## What is required
Copy the data exactly as it appears, and do not include any pictures.

## Information shown
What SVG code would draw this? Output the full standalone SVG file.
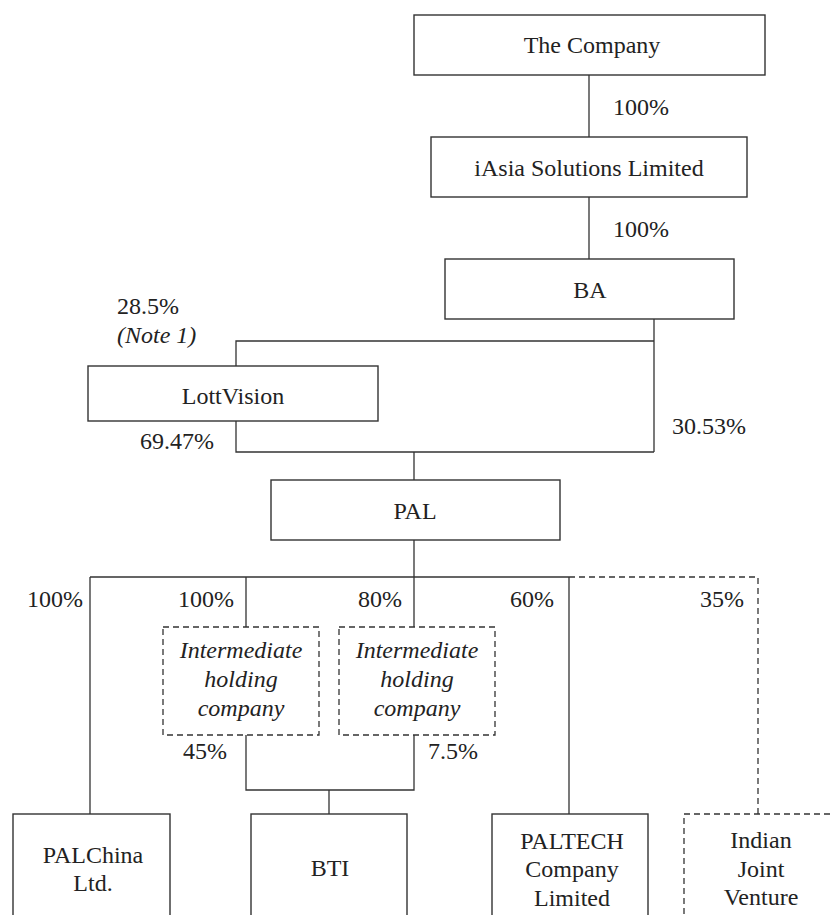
<svg xmlns="http://www.w3.org/2000/svg" width="830" height="915" viewBox="0 0 830 915">
<style>
.box{fill:#fff;stroke:#333;stroke-width:1.4}
.dbox{fill:#fff;stroke:#333;stroke-width:1.3;stroke-dasharray:6 4}
.ln{fill:none;stroke:#333;stroke-width:1.3}
.dln{fill:none;stroke:#333;stroke-width:1.3;stroke-dasharray:6 4}
text{font-family:"Liberation Serif","Times New Roman",serif;font-size:24px;fill:#222}
.c{text-anchor:middle}
.i{font-style:italic}
</style>
<rect width="830" height="915" fill="#fff"/>
<g id="connectors">
<path class="ln" d="M589 75V137M589 197V259"/>
<path class="ln" d="M654 319V452M654 341H236V366M236 421V452H654M414 452V480"/>
<path class="ln" d="M414 540V627M90 577H569M90 577V814M246 577V627M569 577V814"/>
<path class="dln" d="M569 577H758V814"/>
<path class="ln" d="M246 735V790H414V735M329 790V814"/>
</g>
<g id="labels">
<text x="613" y="115">100%</text>
<text x="613" y="237">100%</text>
<text x="117" y="314">28.5%</text>
<text x="117" y="343" class="i">(Note 1)</text>
<text x="140" y="449">69.47%</text>
<text x="672" y="434">30.53%</text>
<text x="27" y="607">100%</text>
<text x="178" y="607">100%</text>
<text x="358" y="607">80%</text>
<text x="510" y="607">60%</text>
<text x="700" y="607">35%</text>
<text x="183" y="759">45%</text>
<text x="428" y="759">7.5%</text>
</g>
<g id="the-company">
<rect class="box" x="414" y="15" width="351" height="60"/>
<text class="c" x="592" y="53">The Company</text>
</g>
<g id="iasia">
<rect class="box" x="431" y="137" width="316" height="60"/>
<text class="c" x="589" y="176">iAsia Solutions Limited</text>
</g>
<g id="ba">
<rect class="box" x="445" y="259" width="289" height="60"/>
<text class="c" x="590" y="298">BA</text>
</g>
<g id="lottvision">
<rect class="box" x="88" y="366" width="290" height="55"/>
<text class="c" x="233" y="404">LottVision</text>
</g>
<g id="pal">
<rect class="box" x="271" y="480" width="289" height="60"/>
<text class="c" x="415" y="519">PAL</text>
</g>
<g id="ihc1">
<rect class="dbox" x="163" y="627" width="156" height="108"/>
<text class="c i" x="241" y="658">Intermediate</text>
<text class="c i" x="241" y="687">holding</text>
<text class="c i" x="241" y="716">company</text>
</g>
<g id="ihc2">
<rect class="dbox" x="339" y="627" width="156" height="108"/>
<text class="c i" x="417" y="658">Intermediate</text>
<text class="c i" x="417" y="687">holding</text>
<text class="c i" x="417" y="716">company</text>
</g>
<g id="palchina">
<rect class="box" x="13" y="814" width="157" height="120"/>
<text class="c" x="93" y="863">PALChina</text>
<text class="c" x="93" y="891">Ltd.</text>
</g>
<g id="bti">
<rect class="box" x="251" y="814" width="156" height="120"/>
<text class="c" x="330" y="876">BTI</text>
</g>
<g id="paltech">
<rect class="box" x="492" y="814" width="156" height="120"/>
<text class="c" x="572" y="849">PALTECH</text>
<text class="c" x="572" y="877">Company</text>
<text class="c" x="572" y="906">Limited</text>
</g>
<g id="indian-jv">
<rect class="dbox" x="684" y="814" width="170" height="120"/>
<text class="c" x="761" y="848">Indian</text>
<text class="c" x="761" y="877">Joint</text>
<text class="c" x="761" y="905">Venture</text>
</g>
</svg>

## Exercise result
What SVG code would draw this? Output the full standalone SVG file.
<svg xmlns="http://www.w3.org/2000/svg" width="830" height="915" viewBox="0 0 830 915">
<style>
.box{fill:#fff;stroke:#333;stroke-width:1.4}
.dbox{fill:#fff;stroke:#333;stroke-width:1.3;stroke-dasharray:6 4}
.ln{fill:none;stroke:#333;stroke-width:1.3}
.dln{fill:none;stroke:#333;stroke-width:1.3;stroke-dasharray:6 4}
text{font-family:"Liberation Serif","Times New Roman",serif;font-size:24px;fill:#222}
.c{text-anchor:middle}
.i{font-style:italic}
</style>
<rect width="830" height="915" fill="#fff"/>
<g id="connectors">
<path class="ln" d="M589 75V137M589 197V259"/>
<path class="ln" d="M654 319V452M654 341H236V366M236 421V452H654M414 452V480"/>
<path class="ln" d="M414 540V627M90 577H569M90 577V814M246 577V627M569 577V814"/>
<path class="dln" d="M569 577H758V814"/>
<path class="ln" d="M246 735V790H414V735M329 790V814"/>
</g>
<g id="labels">
<text x="613" y="115">100%</text>
<text x="613" y="237">100%</text>
<text x="117" y="314">28.5%</text>
<text x="117" y="343" class="i">(Note 1)</text>
<text x="140" y="449">69.47%</text>
<text x="672" y="434">30.53%</text>
<text x="27" y="607">100%</text>
<text x="178" y="607">100%</text>
<text x="358" y="607">80%</text>
<text x="510" y="607">60%</text>
<text x="700" y="607">35%</text>
<text x="183" y="759">45%</text>
<text x="428" y="759">7.5%</text>
</g>
<g id="the-company">
<rect class="box" x="414" y="15" width="351" height="60"/>
<text class="c" x="592" y="53">The Company</text>
</g>
<g id="iasia">
<rect class="box" x="431" y="137" width="316" height="60"/>
<text class="c" x="589" y="176">iAsia Solutions Limited</text>
</g>
<g id="ba">
<rect class="box" x="445" y="259" width="289" height="60"/>
<text class="c" x="590" y="298">BA</text>
</g>
<g id="lottvision">
<rect class="box" x="88" y="366" width="290" height="55"/>
<text class="c" x="233" y="404">LottVision</text>
</g>
<g id="pal">
<rect class="box" x="271" y="480" width="289" height="60"/>
<text class="c" x="415" y="519">PAL</text>
</g>
<g id="ihc1">
<rect class="dbox" x="163" y="627" width="156" height="108"/>
<text class="c i" x="241" y="658">Intermediate</text>
<text class="c i" x="241" y="687">holding</text>
<text class="c i" x="241" y="716">company</text>
</g>
<g id="ihc2">
<rect class="dbox" x="339" y="627" width="156" height="108"/>
<text class="c i" x="417" y="658">Intermediate</text>
<text class="c i" x="417" y="687">holding</text>
<text class="c i" x="417" y="716">company</text>
</g>
<g id="palchina">
<rect class="box" x="13" y="814" width="157" height="120"/>
<text class="c" x="93" y="863">PALChina</text>
<text class="c" x="93" y="891">Ltd.</text>
</g>
<g id="bti">
<rect class="box" x="251" y="814" width="156" height="120"/>
<text class="c" x="330" y="876">BTI</text>
</g>
<g id="paltech">
<rect class="box" x="492" y="814" width="156" height="120"/>
<text class="c" x="572" y="849">PALTECH</text>
<text class="c" x="572" y="877">Company</text>
<text class="c" x="572" y="906">Limited</text>
</g>
<g id="indian-jv">
<rect class="dbox" x="684" y="814" width="170" height="120"/>
<text class="c" x="761" y="848">Indian</text>
<text class="c" x="761" y="877">Joint</text>
<text class="c" x="761" y="905">Venture</text>
</g>
</svg>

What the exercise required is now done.